**Direction:**
Restate, exactly and only, the lines from the first through the line containing "const percentLabels = ['5%', '19%', '22%', '19%', '25%', '10%'];".

**Information supplied:**
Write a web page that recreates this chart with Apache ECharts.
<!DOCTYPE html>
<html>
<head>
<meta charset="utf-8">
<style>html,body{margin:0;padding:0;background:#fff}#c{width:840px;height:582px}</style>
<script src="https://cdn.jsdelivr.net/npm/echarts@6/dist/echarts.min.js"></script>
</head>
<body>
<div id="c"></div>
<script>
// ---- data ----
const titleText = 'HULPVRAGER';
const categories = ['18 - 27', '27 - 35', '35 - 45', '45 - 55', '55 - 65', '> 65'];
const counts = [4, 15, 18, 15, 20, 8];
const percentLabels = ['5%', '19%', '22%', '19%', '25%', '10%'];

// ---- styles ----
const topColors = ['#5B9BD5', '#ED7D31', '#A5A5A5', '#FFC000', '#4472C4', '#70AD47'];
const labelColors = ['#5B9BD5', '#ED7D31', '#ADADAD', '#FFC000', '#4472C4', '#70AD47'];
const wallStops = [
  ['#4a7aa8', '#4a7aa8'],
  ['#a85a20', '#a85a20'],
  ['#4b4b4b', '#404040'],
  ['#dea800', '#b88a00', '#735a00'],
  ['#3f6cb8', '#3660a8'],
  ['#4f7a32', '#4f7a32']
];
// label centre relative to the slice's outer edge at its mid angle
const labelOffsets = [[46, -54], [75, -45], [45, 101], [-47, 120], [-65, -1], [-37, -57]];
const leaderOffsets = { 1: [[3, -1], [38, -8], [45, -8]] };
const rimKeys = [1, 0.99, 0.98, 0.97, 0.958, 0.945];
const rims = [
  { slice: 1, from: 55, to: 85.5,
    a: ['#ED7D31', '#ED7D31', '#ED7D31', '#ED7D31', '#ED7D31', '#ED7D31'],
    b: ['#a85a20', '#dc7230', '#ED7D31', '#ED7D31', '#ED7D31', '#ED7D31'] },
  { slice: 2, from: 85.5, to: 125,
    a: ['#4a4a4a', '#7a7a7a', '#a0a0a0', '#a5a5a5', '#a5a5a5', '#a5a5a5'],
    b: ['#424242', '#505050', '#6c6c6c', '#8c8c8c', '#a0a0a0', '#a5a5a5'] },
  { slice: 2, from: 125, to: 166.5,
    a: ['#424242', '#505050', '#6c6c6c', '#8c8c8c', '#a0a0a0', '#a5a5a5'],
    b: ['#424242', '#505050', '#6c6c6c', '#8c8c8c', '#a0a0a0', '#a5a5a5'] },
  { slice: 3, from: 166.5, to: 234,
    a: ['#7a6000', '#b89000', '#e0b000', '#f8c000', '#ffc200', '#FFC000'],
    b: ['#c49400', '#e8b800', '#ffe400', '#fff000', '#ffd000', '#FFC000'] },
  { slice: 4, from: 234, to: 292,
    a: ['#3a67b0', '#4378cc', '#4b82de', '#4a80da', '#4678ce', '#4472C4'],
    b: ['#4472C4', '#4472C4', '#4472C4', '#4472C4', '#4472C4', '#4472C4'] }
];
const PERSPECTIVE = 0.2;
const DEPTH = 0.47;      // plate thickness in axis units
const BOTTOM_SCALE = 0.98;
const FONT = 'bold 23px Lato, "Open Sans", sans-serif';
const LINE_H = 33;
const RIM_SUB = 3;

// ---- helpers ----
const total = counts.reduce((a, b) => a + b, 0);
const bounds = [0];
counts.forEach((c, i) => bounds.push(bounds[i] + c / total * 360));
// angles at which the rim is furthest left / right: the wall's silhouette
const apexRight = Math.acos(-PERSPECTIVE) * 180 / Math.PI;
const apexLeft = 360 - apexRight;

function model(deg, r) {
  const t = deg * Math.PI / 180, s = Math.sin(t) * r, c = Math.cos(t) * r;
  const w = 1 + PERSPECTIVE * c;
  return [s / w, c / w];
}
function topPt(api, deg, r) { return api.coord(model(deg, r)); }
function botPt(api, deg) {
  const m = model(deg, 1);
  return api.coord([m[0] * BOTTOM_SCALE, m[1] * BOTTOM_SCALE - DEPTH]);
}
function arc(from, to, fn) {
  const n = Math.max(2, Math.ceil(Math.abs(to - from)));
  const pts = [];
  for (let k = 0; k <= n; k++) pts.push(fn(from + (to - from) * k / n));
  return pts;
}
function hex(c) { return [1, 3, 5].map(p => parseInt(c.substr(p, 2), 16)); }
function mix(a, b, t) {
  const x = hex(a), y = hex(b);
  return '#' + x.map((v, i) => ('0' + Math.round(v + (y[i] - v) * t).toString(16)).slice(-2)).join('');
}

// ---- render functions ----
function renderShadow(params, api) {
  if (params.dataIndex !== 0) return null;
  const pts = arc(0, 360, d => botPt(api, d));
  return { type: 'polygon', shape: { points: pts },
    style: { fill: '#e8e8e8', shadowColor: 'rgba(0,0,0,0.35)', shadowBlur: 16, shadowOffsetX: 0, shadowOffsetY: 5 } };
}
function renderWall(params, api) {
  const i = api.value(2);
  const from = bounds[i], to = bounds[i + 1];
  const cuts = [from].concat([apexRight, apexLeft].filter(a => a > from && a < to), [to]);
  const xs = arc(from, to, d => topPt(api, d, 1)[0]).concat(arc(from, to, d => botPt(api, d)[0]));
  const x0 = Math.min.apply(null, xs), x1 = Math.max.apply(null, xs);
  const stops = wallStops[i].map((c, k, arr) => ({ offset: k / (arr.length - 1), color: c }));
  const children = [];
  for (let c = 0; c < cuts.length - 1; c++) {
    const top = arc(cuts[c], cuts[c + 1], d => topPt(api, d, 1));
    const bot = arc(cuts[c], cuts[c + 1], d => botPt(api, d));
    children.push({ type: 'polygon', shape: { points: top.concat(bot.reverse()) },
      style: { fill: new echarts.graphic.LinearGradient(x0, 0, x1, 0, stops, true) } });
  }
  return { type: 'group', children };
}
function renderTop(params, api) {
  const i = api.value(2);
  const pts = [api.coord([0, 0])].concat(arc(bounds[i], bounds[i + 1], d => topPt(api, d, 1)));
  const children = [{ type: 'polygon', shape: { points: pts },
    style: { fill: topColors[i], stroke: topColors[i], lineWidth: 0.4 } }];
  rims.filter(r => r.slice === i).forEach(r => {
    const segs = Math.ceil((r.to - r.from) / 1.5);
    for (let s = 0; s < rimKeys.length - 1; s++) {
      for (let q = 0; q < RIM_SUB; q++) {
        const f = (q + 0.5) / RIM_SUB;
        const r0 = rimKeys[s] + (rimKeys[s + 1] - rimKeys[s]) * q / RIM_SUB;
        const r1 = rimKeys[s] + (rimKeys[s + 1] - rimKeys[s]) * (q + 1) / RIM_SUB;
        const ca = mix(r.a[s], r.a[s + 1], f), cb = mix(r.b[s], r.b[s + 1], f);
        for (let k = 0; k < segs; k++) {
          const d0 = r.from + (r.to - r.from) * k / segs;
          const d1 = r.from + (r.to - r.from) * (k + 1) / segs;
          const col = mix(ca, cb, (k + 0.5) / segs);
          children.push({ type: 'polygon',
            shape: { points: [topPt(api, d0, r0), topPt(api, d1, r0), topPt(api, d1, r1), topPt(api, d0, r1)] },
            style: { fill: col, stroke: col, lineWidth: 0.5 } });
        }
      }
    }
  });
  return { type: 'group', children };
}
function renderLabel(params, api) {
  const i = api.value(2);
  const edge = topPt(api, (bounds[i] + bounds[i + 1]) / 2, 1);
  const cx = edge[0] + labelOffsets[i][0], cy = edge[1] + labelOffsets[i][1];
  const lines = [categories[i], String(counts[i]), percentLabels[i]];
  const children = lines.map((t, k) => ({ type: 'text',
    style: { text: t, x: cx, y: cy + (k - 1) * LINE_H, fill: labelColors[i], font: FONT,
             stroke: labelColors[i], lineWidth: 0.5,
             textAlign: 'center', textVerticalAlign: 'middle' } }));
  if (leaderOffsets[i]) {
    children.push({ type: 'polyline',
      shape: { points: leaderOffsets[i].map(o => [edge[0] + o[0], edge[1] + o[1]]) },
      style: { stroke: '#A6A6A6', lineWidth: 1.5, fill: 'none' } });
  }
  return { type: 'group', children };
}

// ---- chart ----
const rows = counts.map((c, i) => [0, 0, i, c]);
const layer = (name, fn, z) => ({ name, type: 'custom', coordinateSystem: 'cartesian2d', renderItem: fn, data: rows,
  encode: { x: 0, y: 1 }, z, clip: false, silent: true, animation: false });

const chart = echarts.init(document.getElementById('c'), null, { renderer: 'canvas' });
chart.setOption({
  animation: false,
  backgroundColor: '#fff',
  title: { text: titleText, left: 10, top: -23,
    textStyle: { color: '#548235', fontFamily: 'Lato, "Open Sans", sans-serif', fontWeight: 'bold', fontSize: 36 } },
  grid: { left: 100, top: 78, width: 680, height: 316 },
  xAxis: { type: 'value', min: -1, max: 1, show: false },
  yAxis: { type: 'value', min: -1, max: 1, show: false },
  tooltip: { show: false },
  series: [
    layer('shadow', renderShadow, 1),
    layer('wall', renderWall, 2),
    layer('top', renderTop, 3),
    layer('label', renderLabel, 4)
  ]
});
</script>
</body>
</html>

**Reply:**
Write a web page that recreates this chart with Apache ECharts.
<!DOCTYPE html>
<html>
<head>
<meta charset="utf-8">
<style>html,body{margin:0;padding:0;background:#fff}#c{width:840px;height:582px}</style>
<script src="https://cdn.jsdelivr.net/npm/echarts@6/dist/echarts.min.js"></script>
</head>
<body>
<div id="c"></div>
<script>
// ---- data ----
const titleText = 'HULPVRAGER';
const categories = ['18 - 27', '27 - 35', '35 - 45', '45 - 55', '55 - 65', '> 65'];
const counts = [4, 15, 18, 15, 20, 8];
const percentLabels = ['5%', '19%', '22%', '19%', '25%', '10%'];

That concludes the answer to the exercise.